Sir Lionel’s suit is another example of how costume reveals character, according to Cook who says: “The shaping of the hounds tooth pattern in his suit is very sharp, very elegant. It’s tailored and sleek. It’s kind of pinched and pointed in its pattern and that supports Lionel’s personality, but also gives a formality and a ‘city gent’ aspect to his clothing. When you see his suit, you expect certain behaviour, as you do when Link appears in the ill-fitting suit.
Speaking about the character Adelina, voiced by Zoe Saldana, Cook says: “Her costume very much reflects that she is a rebellious woman. When we first see her, she’s wearing a mourning dress following her husband’s death. She wears a cameo that might have a lock of hair or a portrait of her husband that she is wearing close to her heart. But the colour of the dress is vivid fuchsia. It’s not the Victorian dusky grey, navy or black that would traditionally be used for a mourning dress.
“The audience registers there’s something underlying in the choice of colour in that dress that propels the story forward but also gives you a clue to her personality. She’s trying to fight her way out of that mourning phase and move into a more adventurous way of life. Costume helps propel the narrative in a film.”

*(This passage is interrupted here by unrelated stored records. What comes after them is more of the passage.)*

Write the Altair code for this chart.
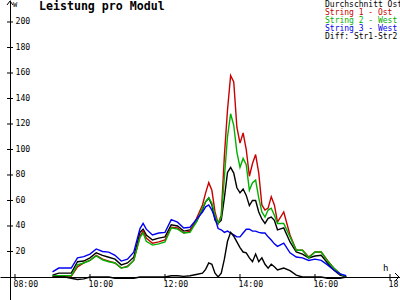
import altair as alt
import pandas as pd

# ---- data ----
times = ["09:00", "09:10", "09:20", "09:30", "09:40", "09:50", "10:00", "10:10", "10:20", "10:30",
         "10:40", "10:50", "11:00", "11:10", "11:20", "11:25", "11:30", "11:40", "11:50", "12:00",
         "12:10", "12:20", "12:30", "12:40", "12:50", "13:00", "13:05", "13:10", "13:15", "13:20",
         "13:25", "13:30", "13:35", "13:40", "13:45", "13:50", "13:55", "14:00", "14:05", "14:10",
         "14:15", "14:20", "14:25", "14:30", "14:35", "14:40", "14:45", "14:50", "14:55", "15:00",
         "15:10", "15:20", "15:30", "15:40", "15:50", "16:00", "16:10", "16:20", "16:30", "16:40",
         "16:50"]

durchschnitt = [1.5, 3, 3, 3, 12, 12.5, 15, 19, 17, 15.5,
                14, 9.5, 11, 15.5, 35, 37.5, 33, 29, 30.5, 31.5,
                41, 40, 36, 37, 43, 53, 59, 62, 56.5, 44.5,
                42, 44.5, 62, 82, 86, 81.5, 70, 66, 69, 64,
                56, 60, 60, 51, 45.5, 42, 46, 47, 44.5, 37,
                38.5, 27.5, 19.6, 18, 15, 16.5, 17, 11, 5.5, 1.5,
                0]

string1 = [0.5, 0.5, 0.5, 0.5, 8, 11, 13, 17, 14, 12.5,
           11, 7, 8.5, 13, 32, 36, 30.5, 26.5, 27.5, 29,
           39, 38.5, 34.5, 36, 45.5, 56.5, 66, 74, 68, 51,
           42, 48.5, 95, 131, 158, 153, 117.5, 105, 113, 100,
           79, 89, 96, 81.5, 56.5, 52.5, 54, 63, 56.5, 43,
           51, 33, 21, 21, 15.7, 19.6, 19.6, 13, 7, 2.5,
           0]

string2 = [1, 1, 1, 1, 9.5, 11, 13, 16.5, 13.5, 12,
           11, 7, 8, 13, 31, 34.5, 28, 25, 26, 27.5,
           38.5, 37.5, 34.5, 35, 43, 54, 59, 62, 58, 48.5,
           42, 47, 78, 110, 128, 119, 98, 86, 93, 88,
           68, 74, 76, 62, 51, 47, 52.5, 54, 48.5, 42,
           42, 31.5, 21, 21, 15, 19.6, 19.6, 12.5, 7, 2.5,
           0]

string3 = [4, 7, 7, 7, 15, 16, 18, 22, 20, 19.5,
           17, 12.5, 14, 19.5, 38, 42, 37.5, 33, 34.5, 35,
           45, 43, 38.5, 39, 45, 51, 55, 56.5, 52.5, 46,
           38, 37, 35, 36, 34.5, 33, 31.5, 31.5, 34.5, 37.5,
           37.5, 36, 36, 35, 34.5, 34.5, 31.5, 29, 26, 24,
           26.5, 19, 15.7, 15, 13, 14, 13, 9.5, 5.5, 2.5,
           1]

diff12 = [0, 0, 0, -1, -2, -1.5, 0, 0, 0, 0,
          -1, -1, -1, -1, 0, 0, 0, 0, 0, 0,
          1, 1, 0.5, 1, 2, 3, 6, 11, 10, 3,
          0, 3, 14, 28, 35, 32, 27.5, 23, 19.6, 19,
          15, 12, 18, 12, 15, 10, 7, 10, 8, 5.5,
          7, 5, 1.5, 0, 0, 0, 0, -1, -1, -1,
          0]

series_names = ["Durchschnitt Ost", "String 1 - Ost", "String 2 - West",
                "String 3 - West", "Diff: Str1-Str2"]
series_colors = ["#000000", "#c80000", "#00b000", "#0000f0", "#000000"]

x_tick_hours = [8, 10, 12, 14, 16, 18]
y_tick_values = [20, 40, 60, 80, 100, 120, 140, 160, 180, 200]

title_text = "Leistung pro Modul"
y_unit = "W"
x_unit = "h"

FONT = "DejaVu Sans Mono"


def to_hours(t):
    h, m = t.split(":")
    return int(h) + int(m) / 60.0


rows = []
for name, vals in zip(series_names, [durchschnitt, string1, string2, string3, diff12]):
    for t, v in zip(times, vals):
        rows.append({"t": to_hours(t), "v": v, "s": name})
df = pd.DataFrame(rows)

xs = alt.Scale(domain=[7.6, 18.2667], nice=False, zero=False)
ys = alt.Scale(domain=[-18.04, 217.25], nice=False, zero=False)

x_axis = alt.Axis(orient="bottom", offset=-23, values=x_tick_hours,
                  labelExpr="(datum.value < 10 ? '0' : '') + datum.value + ':00'",
                  ticks=False, grid=False, title=None, labelAlign="left", labelOffset=-2,
                  labelPadding=3, labelFont=FONT, labelFontSize=8.2, labelColor="black",
                  domainColor="black", domainWidth=1, labelFlush=False, labelOverlap=False)
y_axis = alt.Axis(orient="right", offset=-390, values=y_tick_values,
                  ticks=False, grid=False, title=None, labelAlign="left", labelBaseline="middle",
                  labelPadding=5, labelFont=FONT, labelFontSize=8.2, labelColor="black",
                  domainColor="black", domainWidth=1, labelFlush=False, labelOverlap=False)

lines = alt.Chart(df).mark_line(strokeWidth=1.4, interpolate="linear").encode(
    x=alt.X("t:Q", scale=xs, axis=x_axis),
    y=alt.Y("v:Q", scale=ys, axis=y_axis),
    color=alt.Color("s:N", scale=alt.Scale(domain=series_names, range=series_colors), legend=None),
)

ytick_df = pd.DataFrame({"v": y_tick_values})
yticks = alt.Chart(ytick_df).mark_rule(color="black", strokeWidth=1).encode(
    y=alt.Y("v:Q", scale=ys, axis=y_axis), x=alt.value(7), x2=alt.value(13))

xtick_df = pd.DataFrame({"t": x_tick_hours})
xticks = alt.Chart(xtick_df).mark_rule(color="black", strokeWidth=1).encode(
    x=alt.X("t:Q", scale=xs, axis=x_axis), y=alt.value(274), y2=alt.value(280))

arrows = [
    alt.Chart(pd.DataFrame({"a": [0]})).mark_rule(color="black", strokeWidth=1).encode(
        x=alt.value(10), y=alt.value(1), x2=alt.value(7), y2=alt.value(5)),
    alt.Chart(pd.DataFrame({"a": [0]})).mark_rule(color="black", strokeWidth=1).encode(
        x=alt.value(10), y=alt.value(1), x2=alt.value(13), y2=alt.value(5)),
    alt.Chart(pd.DataFrame({"a": [0]})).mark_rule(color="black", strokeWidth=1).encode(
        x=alt.value(399), y=alt.value(277), x2=alt.value(395), y2=alt.value(273)),
    alt.Chart(pd.DataFrame({"a": [0]})).mark_rule(color="black", strokeWidth=1).encode(
        x=alt.value(399), y=alt.value(277), x2=alt.value(395), y2=alt.value(281)),
]

title = alt.Chart(pd.DataFrame({"txt": [title_text]})).mark_text(
    font=FONT, fontSize=11.6, fontWeight="bold", align="left", baseline="middle", color="black"
).encode(text="txt:N", x=alt.value(39), y=alt.value(7))

wlabel = alt.Chart(pd.DataFrame({"txt": [y_unit]})).mark_text(
    font=FONT, fontSize=7, align="left", baseline="middle", color="black"
).encode(text="txt:N", x=alt.value(13), y=alt.value(5))

hlabel = alt.Chart(pd.DataFrame({"txt": [x_unit]})).mark_text(
    font=FONT, fontSize=9, align="left", baseline="middle", color="black"
).encode(text="txt:N", x=alt.value(383), y=alt.value(268))

leg_df = pd.DataFrame({"name": series_names, "row": list(range(len(series_names)))})
leg_df["ypix"] = 4.5 + 8 * leg_df["row"]
legend = alt.Chart(leg_df).mark_text(
    font=FONT, fontSize=8, align="left", baseline="middle"
).encode(
    text="name:N", x=alt.value(325),
    y=alt.Y("ypix:Q", scale=None),
    color=alt.Color("name:N", scale=alt.Scale(domain=series_names, range=series_colors), legend=None),
)

chart = alt.layer(
    lines, yticks, xticks, *arrows, title, wlabel, hlabel, legend
).resolve_scale(color="independent").properties(
    width=400, height=300, padding=0, autosize=alt.AutoSizeParams(type="none"),
    background="white"
).configure_view(stroke=None)

chart.save("out.html", embed_options={"renderer": "svg", "actions": False})
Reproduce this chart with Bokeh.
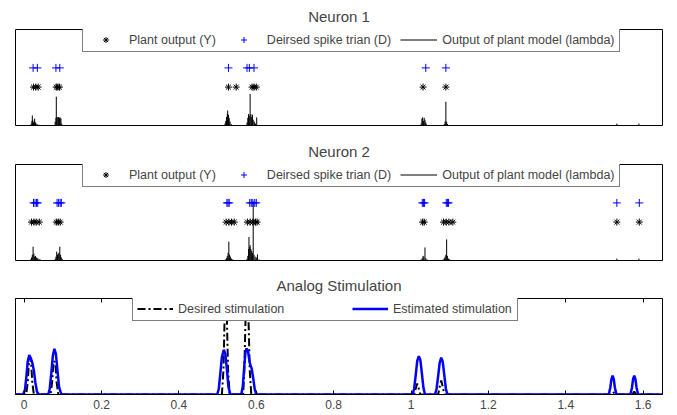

As the character moves into a more adventurous phase, Cook explains: “Adelina’s adventure suit is a swan-bill corset, which is super sucked in and tight, very curvaceous and a little racy and a very liberating progression from a Victorian corset or bustle which was very constricting, big and bulky, and hid the female form.
“She wanted to wear those pants. They’re big, voluminous and agile. They would in that era but on the brink of still being considered underwear or gym wear for a woman, but she was not having that. She was very risqué and going to wear exactly what she wanted to have her adventure in life.”